| What is expected |
Starting at the first line of the listing below, repeat each line exactly until the line containing "function pts(xs, ys)", which you include. Leave out pictures.

| Given data |
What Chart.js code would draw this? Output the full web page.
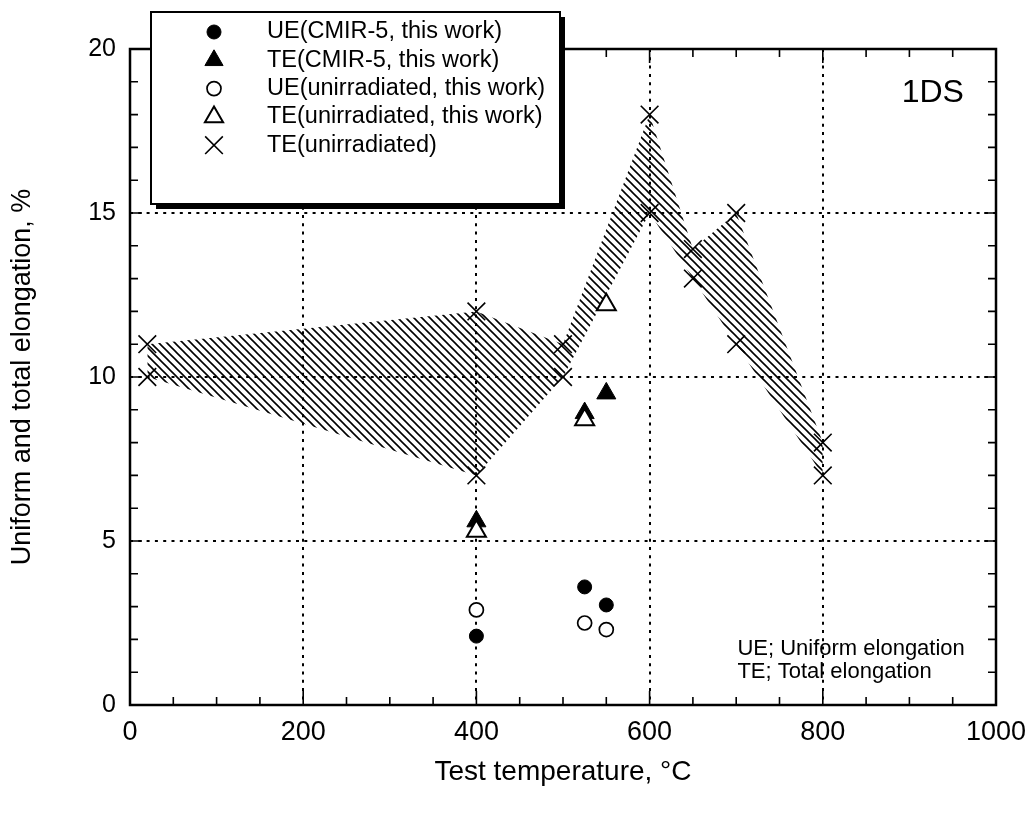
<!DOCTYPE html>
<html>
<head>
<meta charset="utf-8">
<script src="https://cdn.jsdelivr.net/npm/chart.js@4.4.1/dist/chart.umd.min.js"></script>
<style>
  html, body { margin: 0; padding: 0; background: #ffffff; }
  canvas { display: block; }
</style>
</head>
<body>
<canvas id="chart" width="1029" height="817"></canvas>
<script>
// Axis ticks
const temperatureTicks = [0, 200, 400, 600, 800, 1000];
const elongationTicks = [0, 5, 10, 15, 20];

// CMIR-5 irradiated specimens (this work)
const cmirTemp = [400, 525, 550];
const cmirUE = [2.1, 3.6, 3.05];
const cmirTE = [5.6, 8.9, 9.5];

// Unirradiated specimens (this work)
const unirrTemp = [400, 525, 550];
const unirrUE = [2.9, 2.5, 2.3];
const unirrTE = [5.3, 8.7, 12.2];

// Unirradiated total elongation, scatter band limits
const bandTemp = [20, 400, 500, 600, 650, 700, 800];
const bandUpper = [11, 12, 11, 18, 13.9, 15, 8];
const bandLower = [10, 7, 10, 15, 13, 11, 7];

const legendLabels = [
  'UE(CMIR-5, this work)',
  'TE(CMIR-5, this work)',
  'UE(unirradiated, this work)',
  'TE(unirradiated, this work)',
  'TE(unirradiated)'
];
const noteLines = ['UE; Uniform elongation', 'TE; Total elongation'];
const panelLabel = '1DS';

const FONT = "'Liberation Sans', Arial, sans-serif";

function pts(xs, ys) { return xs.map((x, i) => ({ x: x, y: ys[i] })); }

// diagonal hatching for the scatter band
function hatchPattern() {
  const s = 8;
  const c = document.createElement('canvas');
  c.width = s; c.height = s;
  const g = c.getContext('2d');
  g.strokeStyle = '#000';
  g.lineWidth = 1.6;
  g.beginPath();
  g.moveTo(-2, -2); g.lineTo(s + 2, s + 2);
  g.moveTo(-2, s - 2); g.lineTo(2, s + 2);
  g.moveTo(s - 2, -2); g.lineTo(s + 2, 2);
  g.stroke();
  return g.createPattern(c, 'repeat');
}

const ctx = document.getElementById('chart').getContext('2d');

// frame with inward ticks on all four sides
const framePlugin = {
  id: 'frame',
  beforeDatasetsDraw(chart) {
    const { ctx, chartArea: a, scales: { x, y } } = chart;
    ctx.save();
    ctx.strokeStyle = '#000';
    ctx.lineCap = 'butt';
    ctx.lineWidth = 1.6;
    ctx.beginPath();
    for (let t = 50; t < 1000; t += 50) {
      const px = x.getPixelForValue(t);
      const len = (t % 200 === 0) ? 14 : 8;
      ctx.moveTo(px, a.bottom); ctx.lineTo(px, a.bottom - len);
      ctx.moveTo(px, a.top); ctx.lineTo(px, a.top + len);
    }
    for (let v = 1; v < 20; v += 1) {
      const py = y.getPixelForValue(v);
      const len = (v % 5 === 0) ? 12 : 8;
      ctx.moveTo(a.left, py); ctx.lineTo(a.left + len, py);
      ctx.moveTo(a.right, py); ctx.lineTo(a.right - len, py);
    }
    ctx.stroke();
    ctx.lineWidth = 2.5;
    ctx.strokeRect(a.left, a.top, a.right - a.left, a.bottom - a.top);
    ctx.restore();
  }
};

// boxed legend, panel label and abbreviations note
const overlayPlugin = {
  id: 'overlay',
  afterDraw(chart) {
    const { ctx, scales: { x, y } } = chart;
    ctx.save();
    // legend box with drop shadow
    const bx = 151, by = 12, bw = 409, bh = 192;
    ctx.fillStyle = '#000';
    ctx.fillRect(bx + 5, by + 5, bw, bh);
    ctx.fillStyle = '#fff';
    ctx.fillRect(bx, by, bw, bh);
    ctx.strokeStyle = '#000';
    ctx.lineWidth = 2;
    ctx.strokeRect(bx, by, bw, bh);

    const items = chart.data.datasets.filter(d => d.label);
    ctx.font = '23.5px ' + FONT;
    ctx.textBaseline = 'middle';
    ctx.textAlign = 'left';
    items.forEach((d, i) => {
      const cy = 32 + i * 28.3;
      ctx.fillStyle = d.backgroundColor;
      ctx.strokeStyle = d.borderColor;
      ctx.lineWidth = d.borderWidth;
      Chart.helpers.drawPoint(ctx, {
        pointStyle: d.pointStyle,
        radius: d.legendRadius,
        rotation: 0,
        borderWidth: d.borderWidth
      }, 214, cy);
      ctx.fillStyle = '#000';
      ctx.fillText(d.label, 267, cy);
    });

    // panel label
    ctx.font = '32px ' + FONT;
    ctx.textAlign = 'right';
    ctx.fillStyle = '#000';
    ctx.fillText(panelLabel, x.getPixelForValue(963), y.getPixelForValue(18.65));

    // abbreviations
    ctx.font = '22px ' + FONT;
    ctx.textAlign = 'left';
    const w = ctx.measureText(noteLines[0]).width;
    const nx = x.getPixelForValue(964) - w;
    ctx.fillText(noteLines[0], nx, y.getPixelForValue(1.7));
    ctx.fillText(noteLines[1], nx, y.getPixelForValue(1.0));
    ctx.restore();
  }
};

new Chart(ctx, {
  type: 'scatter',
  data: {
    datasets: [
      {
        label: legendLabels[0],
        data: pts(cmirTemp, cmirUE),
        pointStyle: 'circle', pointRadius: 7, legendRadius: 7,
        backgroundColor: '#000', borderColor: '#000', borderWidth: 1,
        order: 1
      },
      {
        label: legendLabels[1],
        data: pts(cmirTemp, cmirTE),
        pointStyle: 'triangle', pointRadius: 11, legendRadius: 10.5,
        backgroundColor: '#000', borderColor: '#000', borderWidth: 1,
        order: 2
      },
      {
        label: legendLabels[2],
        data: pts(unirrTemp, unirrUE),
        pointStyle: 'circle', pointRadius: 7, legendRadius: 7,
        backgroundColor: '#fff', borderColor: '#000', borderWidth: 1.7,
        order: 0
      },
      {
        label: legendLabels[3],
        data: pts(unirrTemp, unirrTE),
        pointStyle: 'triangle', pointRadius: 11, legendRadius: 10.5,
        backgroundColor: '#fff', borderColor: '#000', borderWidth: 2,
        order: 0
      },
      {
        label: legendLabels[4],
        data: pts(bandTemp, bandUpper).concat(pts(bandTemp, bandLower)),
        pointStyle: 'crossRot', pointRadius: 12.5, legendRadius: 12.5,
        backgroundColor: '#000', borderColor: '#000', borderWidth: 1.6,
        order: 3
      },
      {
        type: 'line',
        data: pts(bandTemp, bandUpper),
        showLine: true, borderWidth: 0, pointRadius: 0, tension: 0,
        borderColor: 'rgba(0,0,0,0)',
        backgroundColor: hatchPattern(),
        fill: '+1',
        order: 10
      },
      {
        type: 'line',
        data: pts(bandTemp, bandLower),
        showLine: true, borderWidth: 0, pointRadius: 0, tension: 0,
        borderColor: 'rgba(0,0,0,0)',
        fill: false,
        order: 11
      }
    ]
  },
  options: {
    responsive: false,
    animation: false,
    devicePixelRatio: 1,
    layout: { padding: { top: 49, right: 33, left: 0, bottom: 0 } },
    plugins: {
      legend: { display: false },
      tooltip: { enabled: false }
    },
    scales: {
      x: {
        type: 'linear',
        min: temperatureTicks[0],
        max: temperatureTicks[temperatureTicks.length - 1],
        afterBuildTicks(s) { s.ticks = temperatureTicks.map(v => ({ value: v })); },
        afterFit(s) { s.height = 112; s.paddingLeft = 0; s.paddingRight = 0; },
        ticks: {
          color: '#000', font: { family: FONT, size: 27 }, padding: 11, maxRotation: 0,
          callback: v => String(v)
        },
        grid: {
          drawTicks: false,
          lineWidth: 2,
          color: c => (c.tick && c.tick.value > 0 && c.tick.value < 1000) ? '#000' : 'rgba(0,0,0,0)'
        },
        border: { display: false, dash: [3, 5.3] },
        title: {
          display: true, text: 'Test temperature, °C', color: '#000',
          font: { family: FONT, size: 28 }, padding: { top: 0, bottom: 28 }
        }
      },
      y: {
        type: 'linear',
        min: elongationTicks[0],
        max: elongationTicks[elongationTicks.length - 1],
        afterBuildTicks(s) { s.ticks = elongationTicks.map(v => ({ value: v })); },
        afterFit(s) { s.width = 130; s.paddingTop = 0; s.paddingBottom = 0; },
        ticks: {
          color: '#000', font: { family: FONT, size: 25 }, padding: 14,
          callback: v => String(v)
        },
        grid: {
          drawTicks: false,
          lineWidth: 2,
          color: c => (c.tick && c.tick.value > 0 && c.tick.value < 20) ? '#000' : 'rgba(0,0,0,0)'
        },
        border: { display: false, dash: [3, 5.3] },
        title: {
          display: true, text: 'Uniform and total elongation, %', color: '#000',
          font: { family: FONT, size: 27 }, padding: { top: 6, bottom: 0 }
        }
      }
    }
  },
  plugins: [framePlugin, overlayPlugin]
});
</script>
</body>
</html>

| Expected answer |
What Chart.js code would draw this? Output the full web page.
<!DOCTYPE html>
<html>
<head>
<meta charset="utf-8">
<script src="https://cdn.jsdelivr.net/npm/chart.js@4.4.1/dist/chart.umd.min.js"></script>
<style>
  html, body { margin: 0; padding: 0; background: #ffffff; }
  canvas { display: block; }
</style>
</head>
<body>
<canvas id="chart" width="1029" height="817"></canvas>
<script>
// Axis ticks
const temperatureTicks = [0, 200, 400, 600, 800, 1000];
const elongationTicks = [0, 5, 10, 15, 20];

// CMIR-5 irradiated specimens (this work)
const cmirTemp = [400, 525, 550];
const cmirUE = [2.1, 3.6, 3.05];
const cmirTE = [5.6, 8.9, 9.5];

// Unirradiated specimens (this work)
const unirrTemp = [400, 525, 550];
const unirrUE = [2.9, 2.5, 2.3];
const unirrTE = [5.3, 8.7, 12.2];

// Unirradiated total elongation, scatter band limits
const bandTemp = [20, 400, 500, 600, 650, 700, 800];
const bandUpper = [11, 12, 11, 18, 13.9, 15, 8];
const bandLower = [10, 7, 10, 15, 13, 11, 7];

const legendLabels = [
  'UE(CMIR-5, this work)',
  'TE(CMIR-5, this work)',
  'UE(unirradiated, this work)',
  'TE(unirradiated, this work)',
  'TE(unirradiated)'
];
const noteLines = ['UE; Uniform elongation', 'TE; Total elongation'];
const panelLabel = '1DS';

const FONT = "'Liberation Sans', Arial, sans-serif";

function pts(xs, ys) { return xs.map((x, i) => ({ x: x, y: ys[i] })); }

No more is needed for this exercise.